### Dataset excerpts:
## start

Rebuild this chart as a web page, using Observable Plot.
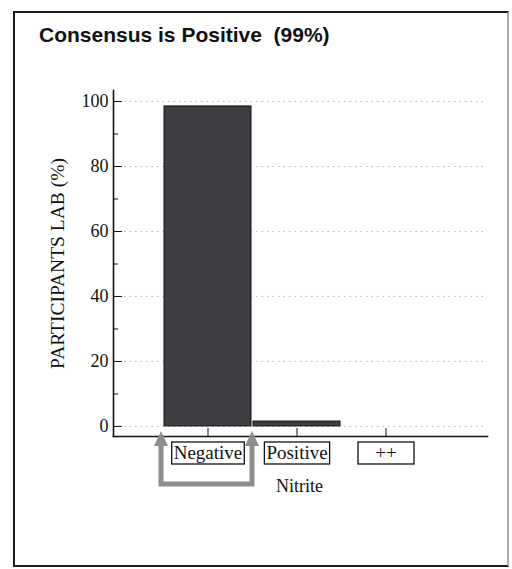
<!DOCTYPE html>
<html><head><meta charset="utf-8">
<script src="https://cdn.jsdelivr.net/npm/d3@7"></script>
<script src="https://cdn.jsdelivr.net/npm/@observablehq/plot@0.6"></script>
<style>
body{margin:0;background:#fff;width:512px;height:569px;overflow:hidden;position:relative;}
#frame{position:absolute;left:13px;top:11px;width:492px;height:552px;border:2px solid #1a1a1a;border-right-color:#aaa;}
#title{position:absolute;left:39px;top:24px;font:bold 21px "Liberation Sans",Arial,sans-serif;line-height:1;white-space:pre;color:#111;}
#chart{position:absolute;left:0;top:60px;}
</style></head><body>
<div id="frame"></div>
<div id="title"></div>
<div id="chart"></div>
<script>
const titleText = "Consensus is Positive  (99%)";
const categories = ["Negative", "Positive", "++"];
const percents = [98.5, 1.5, 0];
const yTicks = [0, 20, 40, 60, 80, 100];
const yMinorTicks = [10, 30, 50, 70, 90];
const xLabel = "Nitrite";
const yLabel = "PARTICIPANTS LAB (%)";

document.getElementById("title").textContent = titleText;
const data = categories.map((c, i) => ({category: c, value: percents[i]}));
const serif = '"Liberation Serif","Times New Roman",serif';

const plot = Plot.plot({
  width: 512, height: 460,
  marginTop: 30, marginBottom: 84, marginLeft: 113, marginRight: 25,
  style: {fontFamily: serif, background: "transparent", color: "#111"},
  x: {domain: categories, paddingInner: 0.02, paddingOuter: 0.588, align: 0.473},
  y: {domain: [-3.1, 103.4]},
  marks: [
    Plot.gridY(yTicks, {stroke: "#999", strokeOpacity: 0.7, strokeDasharray: "1.5,4"}),
    Plot.barY(data, {x: "category", y: "value", fill: "#3f3d42", stroke: "#111", strokeWidth: 1}),
    Plot.frame({anchor: "left", strokeWidth: 1.6}),
    Plot.frame({anchor: "bottom", strokeWidth: 1.6}),
    Plot.axisY(yTicks, {tickSize: -9, tickPadding: 14, fontSize: 18, tickFormat: d => d, label: null}),
    Plot.axisY(yMinorTicks, {tickSize: -5, tickFormat: () => "", label: null}),
    Plot.axisX({tickSize: -8, tickPadding: 17, fontSize: 19, label: null}),
    Plot.text([xLabel], {frameAnchor: "bottom", dy: 55, dx: -1, fontSize: 18}),
    Plot.text([yLabel], {frameAnchor: "left", textAnchor: "middle", rotate: -90, dx: -56, fontSize: 19.5})
  ]
});
document.getElementById("chart").appendChild(plot);

// boxes around the x tick labels
const svg = d3.select(plot);
svg.selectAll('g[aria-label="x-axis tick label"] text').each(function() {
  const b = this.getBBox();
  const w = Math.max(b.width + 4, 56);
  d3.select(this.parentNode).insert("rect", () => this)
    .attr("transform", this.getAttribute("transform"))
    .attr("x", b.x + b.width / 2 - w / 2).attr("y", b.y)
    .attr("width", w).attr("height", b.height + 1)
    .attr("fill", "#fff").attr("stroke", "#111").attr("stroke-width", 1.3);
});

// gray U-shaped arrow under the first bar, positioned from the scales
const xs = plot.scale("x"), ys = plot.scale("y");
const left = xs.apply(categories[0]) - 3;
const right = xs.apply(categories[0]) + xs.bandwidth + 1;
const tip = ys.apply(0) + 5;
const bottom = ys.apply(0) + 58;
const g = svg.append("g").attr("fill", "#8e8e8e").attr("stroke", "#8e8e8e");
g.append("path").attr("fill", "none").attr("stroke-width", 5)
  .attr("d", `M${left},${tip + 12}V${bottom}H${right}V${tip + 12}`);
for (const xx of [left, right]) {
  g.append("path").attr("stroke", "none")
    .attr("d", `M${xx},${tip}L${xx - 7},${tip + 15}L${xx + 7},${tip + 15}Z`);
}
</script>
</body></html>
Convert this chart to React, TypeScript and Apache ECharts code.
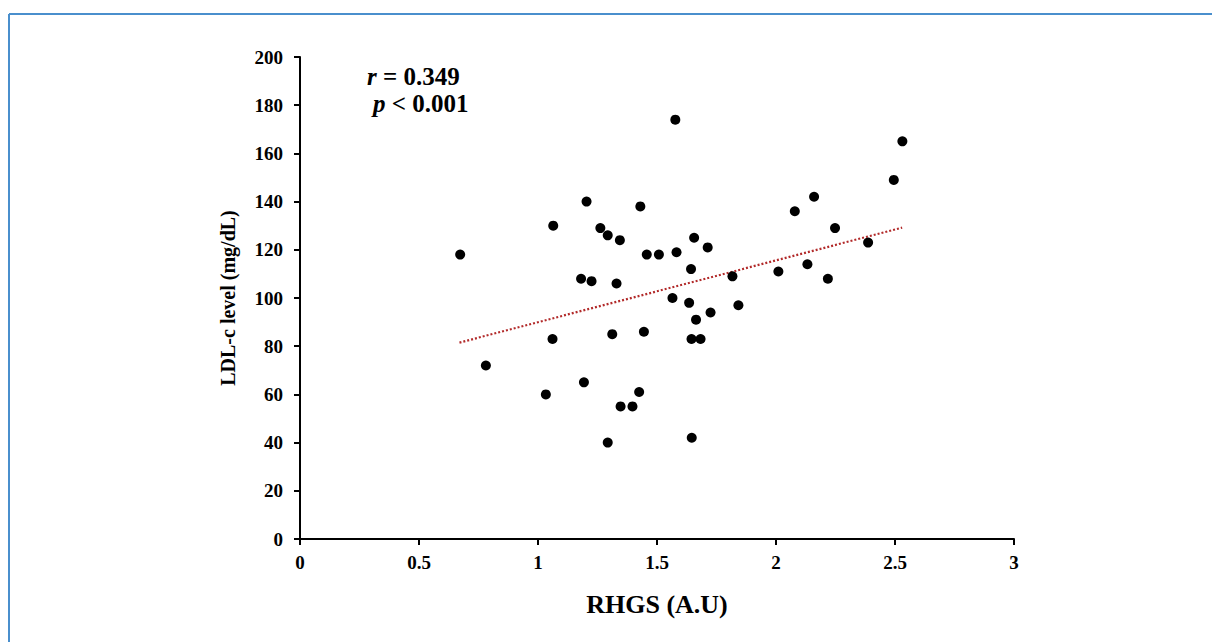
import React, { useEffect, useRef } from "react";
import * as echarts from "echarts";

const rhgs = [
  0.673, 0.781, 1.033, 1.061, 1.064, 1.181, 1.193, 1.204, 1.225, 1.262, 1.293, 1.293, 1.312, 1.33, 1.344,
  1.347, 1.397, 1.425, 1.43, 1.445, 1.457, 1.508, 1.565, 1.577, 1.582, 1.635, 1.643, 1.645, 1.646, 1.656,
  1.664, 1.683, 1.713, 1.725, 1.817, 1.842, 2.01, 2.079, 2.132, 2.16, 2.218, 2.248, 2.387, 2.495, 2.531,
];
const ldl = [
  118, 72, 60, 83, 130, 108, 65, 140, 107, 129, 126, 40, 85, 106, 124,
  55, 55, 61, 138, 86, 118, 118, 100, 174, 119, 98, 112, 83, 42, 125,
  91, 83, 121, 94, 109, 97, 111, 136, 114, 142, 108, 129, 123, 149, 165,
];
const trendX = [0.67, 2.53];
const trendY = [81.5, 129.2];
const xTicks = [0, 0.5, 1, 1.5, 2, 2.5, 3];
const yTicks = [0, 20, 40, 60, 80, 100, 120, 140, 160, 180, 200];
const rText = "0.349";
const pText = "0.001";

const FONT = "'Liberation Serif', 'Times New Roman', serif";

export default function App() {
  const ref = useRef<HTMLDivElement>(null);
  useEffect(() => {
    if (!ref.current) return;
    const chart = echarts.init(ref.current, undefined, { renderer: "svg" });
    const pts = rhgs.map((x, i) => [x, ldl[i]]);
    const trend = trendX.map((x, i) => [x, trendY[i]]);
    chart.setOption({
      animation: false,
      backgroundColor: "#ffffff",
      textStyle: { fontFamily: FONT },
      grid: { left: 300, right: 198, top: 57, bottom: 103 },
      xAxis: {
        type: "value",
        min: xTicks[0],
        max: xTicks[xTicks.length - 1],
        interval: 0.5,
        name: "RHGS (A.U)",
        nameLocation: "middle",
        nameGap: 52,
        nameTextStyle: { fontFamily: FONT, fontWeight: "bold", fontSize: 26, color: "#000" },
        axisLine: { show: true, lineStyle: { color: "#000", width: 2 } },
        axisTick: { show: true, length: 6, lineStyle: { color: "#000", width: 2 } },
        axisLabel: { fontFamily: FONT, fontWeight: "bold", fontSize: 19, color: "#000", margin: 14 },
        splitLine: { show: false },
      },
      yAxis: {
        type: "value",
        min: yTicks[0],
        max: yTicks[yTicks.length - 1],
        interval: 20,
        name: "LDL-c level (mg/dL)",
        nameLocation: "middle",
        nameGap: 62,
        nameTextStyle: { fontFamily: FONT, fontWeight: "bold", fontSize: 20, color: "#000" },
        axisLine: { show: true, lineStyle: { color: "#000", width: 2 } },
        axisTick: { show: true, length: 6, lineStyle: { color: "#000", width: 2 } },
        axisLabel: { fontFamily: FONT, fontWeight: "bold", fontSize: 19, color: "#000", margin: 17 },
        splitLine: { show: false },
      },
      series: [
        {
          type: "line",
          data: trend,
          showSymbol: false,
          symbol: "none",
          lineStyle: { color: "#b22a2a", width: 2.2, type: [2, 2] },
          z: 1,
        },
        {
          type: "scatter",
          data: pts,
          symbol: "circle",
          symbolSize: 10,
          itemStyle: { color: "#000", opacity: 1 },
          z: 2,
        },
      ],
      graphic: [
        {
          type: "line",
          shape: { x1: 9, y1: 14, x2: 1212, y2: 14 },
          style: { stroke: "#4a8fcd", lineWidth: 2 },
        },
        {
          type: "line",
          shape: { x1: 9, y1: 14, x2: 9, y2: 642 },
          style: { stroke: "#4a8fcd", lineWidth: 2 },
        },
        {
          type: "text",
          left: 367,
          top: 64,
          style: {
            text: "{i|r} = " + rText,
            font: "bold 25px " + FONT,
            fill: "#000",
            rich: { i: { fontStyle: "italic", fontWeight: "bold", fontSize: 25, fontFamily: FONT } },
          },
        },
        {
          type: "text",
          left: 373,
          top: 91,
          style: {
            text: "{i|p} < " + pText,
            font: "bold 25px " + FONT,
            fill: "#000",
            rich: { i: { fontStyle: "italic", fontWeight: "bold", fontSize: 25, fontFamily: FONT } },
          },
        },
      ],
    });
    return () => chart.dispose();
  }, []);
  return (
    <div
      ref={ref}
      style={{ position: "absolute", left: 0, top: 0, width: 1212, height: 642 }}
    />
  );
}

## end

### Set exercise:
Keep to the lines above from the line with "Convert this chart" to the line with "import * as", and set down exactly those, inclusive, with nothing else and every picture left out.

### Reply:
Convert this chart to React, TypeScript and Apache ECharts code.
import React, { useEffect, useRef } from "react";
import * as echarts from "echarts";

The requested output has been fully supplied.